● Problem details
Write out the listing below exactly, and omit any images you find in it.

● Stored data
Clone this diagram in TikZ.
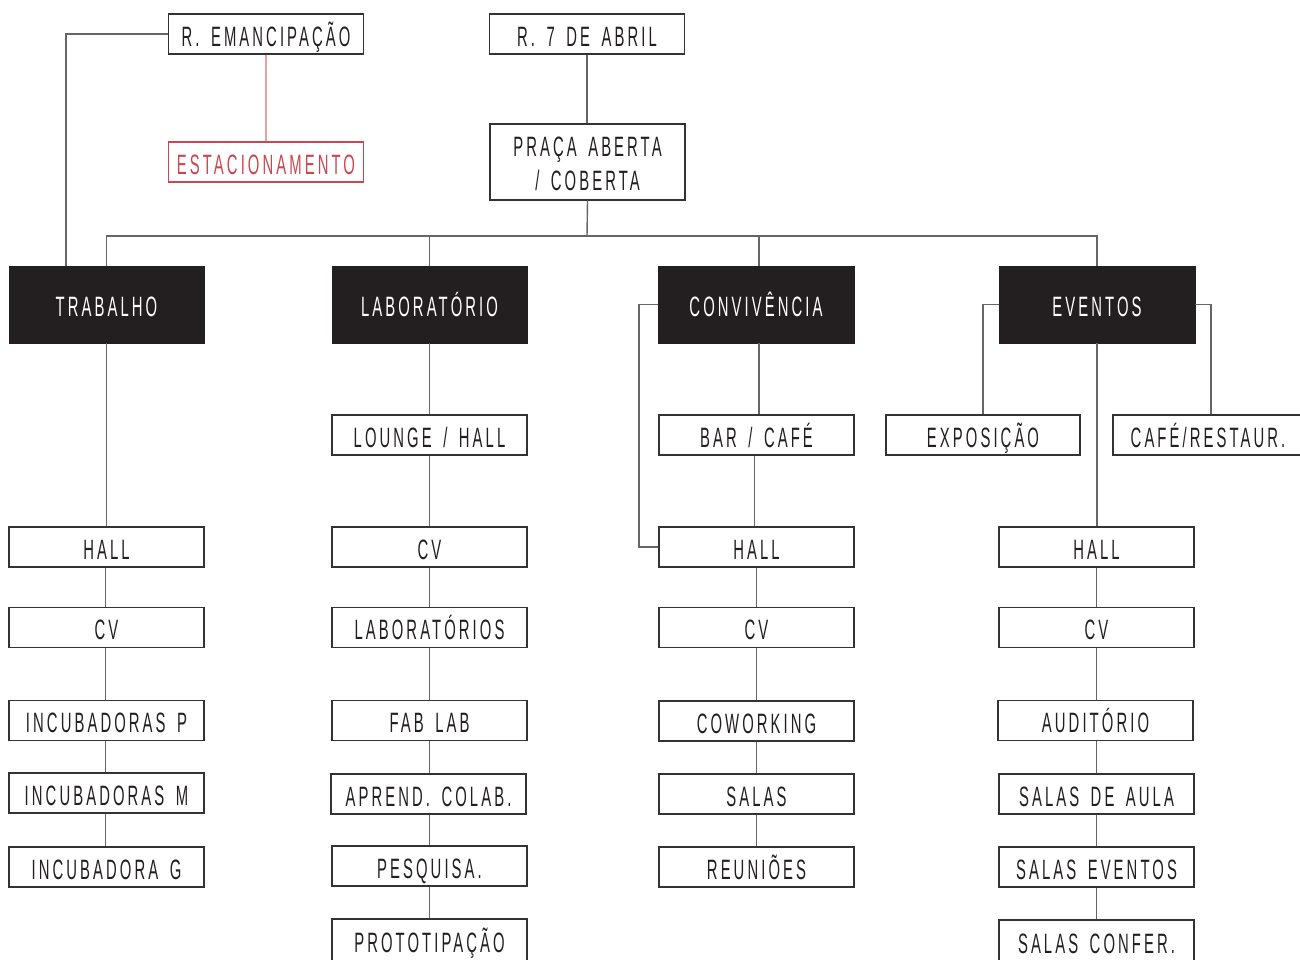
\documentclass[tikz,border=0pt]{standalone}
\usepackage{fontspec}
\setmainfont[FakeStretch=0.53,LetterSpace=11,WordSpace=1.6]{Liberation Sans}
\newcommand\lblfont{\fontsize{28}{34}\selectfont}
\definecolor{boxc}{HTML}{333333}
\definecolor{linec}{HTML}{666666}
\definecolor{txt}{HTML}{231F20}
\definecolor{blk}{HTML}{231F20}
\definecolor{redt}{HTML}{C9474F}
\definecolor{redl}{HTML}{E8A0A5}
\tikzset{
 box/.style={draw=boxc, line width=1.4pt, minimum width=195pt, minimum height=40pt, inner sep=0pt, text=txt, font=\lblfont, text height=24pt, text depth=0pt},
 dark/.style={fill=blk, draw=blk, minimum width=195pt, minimum height=77pt, inner sep=0pt, text=white, font=\lblfont, text height=24pt, text depth=0pt},
 redbox/.style={box, draw=redt, text=redt},
 conn/.style={draw=linec, line width=1.4pt},
 redconn/.style={draw=redl, line width=1.4pt},
}
\begin{document}
\begin{tikzpicture}[x=1pt,y=-1pt]
\useasboundingbox (0,0) rectangle (1300,959);
% top
\node[box] (emanc) at (266,34) {R. EMANCIPAÇÃO};
\node[redbox] (estac) at (266,162) {ESTACIONAMENTO};
\node[box] (abril) at (587,34) {R. 7 DE ABRIL};
\node[box, minimum height=76pt, label={[font=\lblfont, text=txt, align=center, inner sep=0pt, yshift=-2pt]center:PRAÇA ABERTA\\/ COBERTA}] (praca) at (587.5,162) {};
% main
\node[dark] (trab) at (106.5,304.5) {TRABALHO};
\node[dark] (lab) at (429.5,304.5) {LABORATÓRIO};
\node[dark, minimum width=196pt] (conv) at (756,304.5) {CONVIVÊNCIA};
\node[dark, minimum width=196pt] (even) at (1097,304.5) {EVENTOS};
% column 1
\node[box] (hall1) at (106.5,547) {HALL};
\node[box] (cv1) at (106.5,627.5) {CV};
\node[box] (incp) at (106.5,720.5) {INCUBADORAS P};
\node[box] (incm) at (106.5,793) {INCUBADORAS M};
\node[box] (incg) at (106.5,867) {INCUBADORA G};
% column 2
\node[box] (lounge) at (429.5,435) {LOUNGE / HALL};
\node[box] (cv2) at (429.5,547) {CV};
\node[box] (labs) at (429.5,627.5) {LABORATÓRIOS};
\node[box] (fab) at (429.5,720.5) {FAB LAB};
\node[box] (apr) at (428.5,794) {APREND. COLAB.};
\node[box] (pesq) at (429.5,866) {PESQUISA.};
\node[box, minimum height=42pt] (proto) at (429.5,940) {PROTOTIPAÇÃO};
% column 3
\node[box] (bar) at (756.5,435) {BAR / CAFÉ};
\node[box] (hall3) at (756.5,547) {HALL};
\node[box] (cv3) at (756.5,627.5) {CV};
\node[box] (cow) at (756.5,721) {COWORKING};
\node[box] (salas) at (756.5,794) {SALAS};
\node[box] (reun) at (756.5,867) {REUNIÕES};
% column 4
\node[box, minimum width=194pt] (expo) at (983,435) {EXPOSIÇÃO};
\node[box, minimum width=190pt] (cafe) at (1208,435) {CAFÉ/RESTAUR.};
\node[box] (hall4) at (1096.5,547) {HALL};
\node[box] (cv4) at (1096.5,627.5) {CV};
\node[box] (aud) at (1095.5,720.5) {AUDITÓRIO};
\node[box] (aula) at (1096.5,794) {SALAS DE AULA};
\node[box] (sev) at (1096.5,867) {SALAS EVENTOS};
\node[box, minimum height=42pt] (conf) at (1096.5,941) {SALAS CONFER.};
% connectors top
\draw[conn] (emanc.west) -- (66,34) -- (66,0 |- trab.north);
\draw[redconn] (emanc.south) -- (estac.north);
\draw[conn] (abril.south) -- (abril.south |- praca.north);
\coordinate (bus) at (587,236);
\draw[conn] (praca.south) -- (bus);
\draw[conn] (trab.north) -- (106.5,236) -- (1097,236) -- (even.north);
\draw[conn] (lab.north) -- (429.5,236);
\draw[conn] (759,0 |- conv.north) -- (759,236);
% column 1
\draw[conn] (trab.south) -- (hall1.north);
\draw[conn] (105.5,0 |- hall1.south) -- (105.5,0 |- cv1.north);
\draw[conn] (105.5,0 |- cv1.south) -- (105.5,0 |- incp.north);
\draw[conn] (105.5,0 |- incp.south) -- (105.5,0 |- incm.north);
\draw[conn] (105.5,0 |- incm.south) -- (105.5,0 |- incg.north);
% column 2
\draw[conn] (lab.south) -- (lounge.north);
\draw[conn] (lounge.south) -- (cv2.north);
\draw[conn] (cv2.south) -- (labs.north);
\draw[conn] (labs.south) -- (fab.north);
\draw[conn] (429.5,0 |- fab.south) -- (429.5,0 |- apr.north);
\draw[conn] (429.5,0 |- apr.south) -- (429.5,0 |- pesq.north);
\draw[conn] (pesq.south) -- (proto.north);
% column 3
\draw[conn] (759,0 |- conv.south) -- (759,0 |- bar.north);
\draw[conn] (754.5,0 |- bar.south) -- (754.5,0 |- hall3.north);
\draw[conn] (conv.west) -- (639,304.5) -- (639,547) -- (hall3.west);
\draw[conn] (hall3.south) -- (cv3.north);
\draw[conn] (cv3.south) -- (cow.north);
\draw[conn] (cow.south) -- (salas.north);
\draw[conn] (salas.south) -- (reun.north);
% column 4
\draw[conn] (even.west) -- (983,304.5) -- (expo.north);
\draw[conn] (even.east) -- (1211,304.5) -- (1211,0 |- cafe.north);
\draw[conn] (even.south) -- (1097,0 |- hall4.north);
\draw[conn] (hall4.south) -- (cv4.north);
\draw[conn] (1096.5,0 |- cv4.south) -- (1096.5,0 |- aud.north);
\draw[conn] (1096.5,0 |- aud.south) -- (1096.5,0 |- aula.north);
\draw[conn] (aula.south) -- (sev.north);
\draw[conn] (sev.south) -- (conf.north);
\end{tikzpicture}
\end{document}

● Reply
Clone this diagram in TikZ.
\documentclass[tikz,border=0pt]{standalone}
\usepackage{fontspec}
\setmainfont[FakeStretch=0.53,LetterSpace=11,WordSpace=1.6]{Liberation Sans}
\newcommand\lblfont{\fontsize{28}{34}\selectfont}
\definecolor{boxc}{HTML}{333333}
\definecolor{linec}{HTML}{666666}
\definecolor{txt}{HTML}{231F20}
\definecolor{blk}{HTML}{231F20}
\definecolor{redt}{HTML}{C9474F}
\definecolor{redl}{HTML}{E8A0A5}
\tikzset{
 box/.style={draw=boxc, line width=1.4pt, minimum width=195pt, minimum height=40pt, inner sep=0pt, text=txt, font=\lblfont, text height=24pt, text depth=0pt},
 dark/.style={fill=blk, draw=blk, minimum width=195pt, minimum height=77pt, inner sep=0pt, text=white, font=\lblfont, text height=24pt, text depth=0pt},
 redbox/.style={box, draw=redt, text=redt},
 conn/.style={draw=linec, line width=1.4pt},
 redconn/.style={draw=redl, line width=1.4pt},
}
\begin{document}
\begin{tikzpicture}[x=1pt,y=-1pt]
\useasboundingbox (0,0) rectangle (1300,959);
% top
\node[box] (emanc) at (266,34) {R. EMANCIPAÇÃO};
\node[redbox] (estac) at (266,162) {ESTACIONAMENTO};
\node[box] (abril) at (587,34) {R. 7 DE ABRIL};
\node[box, minimum height=76pt, label={[font=\lblfont, text=txt, align=center, inner sep=0pt, yshift=-2pt]center:PRAÇA ABERTA\\/ COBERTA}] (praca) at (587.5,162) {};
% main
\node[dark] (trab) at (106.5,304.5) {TRABALHO};
\node[dark] (lab) at (429.5,304.5) {LABORATÓRIO};
\node[dark, minimum width=196pt] (conv) at (756,304.5) {CONVIVÊNCIA};
\node[dark, minimum width=196pt] (even) at (1097,304.5) {EVENTOS};
% column 1
\node[box] (hall1) at (106.5,547) {HALL};
\node[box] (cv1) at (106.5,627.5) {CV};
\node[box] (incp) at (106.5,720.5) {INCUBADORAS P};
\node[box] (incm) at (106.5,793) {INCUBADORAS M};
\node[box] (incg) at (106.5,867) {INCUBADORA G};
% column 2
\node[box] (lounge) at (429.5,435) {LOUNGE / HALL};
\node[box] (cv2) at (429.5,547) {CV};
\node[box] (labs) at (429.5,627.5) {LABORATÓRIOS};
\node[box] (fab) at (429.5,720.5) {FAB LAB};
\node[box] (apr) at (428.5,794) {APREND. COLAB.};
\node[box] (pesq) at (429.5,866) {PESQUISA.};
\node[box, minimum height=42pt] (proto) at (429.5,940) {PROTOTIPAÇÃO};
% column 3
\node[box] (bar) at (756.5,435) {BAR / CAFÉ};
\node[box] (hall3) at (756.5,547) {HALL};
\node[box] (cv3) at (756.5,627.5) {CV};
\node[box] (cow) at (756.5,721) {COWORKING};
\node[box] (salas) at (756.5,794) {SALAS};
\node[box] (reun) at (756.5,867) {REUNIÕES};
% column 4
\node[box, minimum width=194pt] (expo) at (983,435) {EXPOSIÇÃO};
\node[box, minimum width=190pt] (cafe) at (1208,435) {CAFÉ/RESTAUR.};
\node[box] (hall4) at (1096.5,547) {HALL};
\node[box] (cv4) at (1096.5,627.5) {CV};
\node[box] (aud) at (1095.5,720.5) {AUDITÓRIO};
\node[box] (aula) at (1096.5,794) {SALAS DE AULA};
\node[box] (sev) at (1096.5,867) {SALAS EVENTOS};
\node[box, minimum height=42pt] (conf) at (1096.5,941) {SALAS CONFER.};
% connectors top
\draw[conn] (emanc.west) -- (66,34) -- (66,0 |- trab.north);
\draw[redconn] (emanc.south) -- (estac.north);
\draw[conn] (abril.south) -- (abril.south |- praca.north);
\coordinate (bus) at (587,236);
\draw[conn] (praca.south) -- (bus);
\draw[conn] (trab.north) -- (106.5,236) -- (1097,236) -- (even.north);
\draw[conn] (lab.north) -- (429.5,236);
\draw[conn] (759,0 |- conv.north) -- (759,236);
% column 1
\draw[conn] (trab.south) -- (hall1.north);
\draw[conn] (105.5,0 |- hall1.south) -- (105.5,0 |- cv1.north);
\draw[conn] (105.5,0 |- cv1.south) -- (105.5,0 |- incp.north);
\draw[conn] (105.5,0 |- incp.south) -- (105.5,0 |- incm.north);
\draw[conn] (105.5,0 |- incm.south) -- (105.5,0 |- incg.north);
% column 2
\draw[conn] (lab.south) -- (lounge.north);
\draw[conn] (lounge.south) -- (cv2.north);
\draw[conn] (cv2.south) -- (labs.north);
\draw[conn] (labs.south) -- (fab.north);
\draw[conn] (429.5,0 |- fab.south) -- (429.5,0 |- apr.north);
\draw[conn] (429.5,0 |- apr.south) -- (429.5,0 |- pesq.north);
\draw[conn] (pesq.south) -- (proto.north);
% column 3
\draw[conn] (759,0 |- conv.south) -- (759,0 |- bar.north);
\draw[conn] (754.5,0 |- bar.south) -- (754.5,0 |- hall3.north);
\draw[conn] (conv.west) -- (639,304.5) -- (639,547) -- (hall3.west);
\draw[conn] (hall3.south) -- (cv3.north);
\draw[conn] (cv3.south) -- (cow.north);
\draw[conn] (cow.south) -- (salas.north);
\draw[conn] (salas.south) -- (reun.north);
% column 4
\draw[conn] (even.west) -- (983,304.5) -- (expo.north);
\draw[conn] (even.east) -- (1211,304.5) -- (1211,0 |- cafe.north);
\draw[conn] (even.south) -- (1097,0 |- hall4.north);
\draw[conn] (hall4.south) -- (cv4.north);
\draw[conn] (1096.5,0 |- cv4.south) -- (1096.5,0 |- aud.north);
\draw[conn] (1096.5,0 |- aud.south) -- (1096.5,0 |- aula.north);
\draw[conn] (aula.south) -- (sev.north);
\draw[conn] (sev.south) -- (conf.north);
\end{tikzpicture}
\end{document}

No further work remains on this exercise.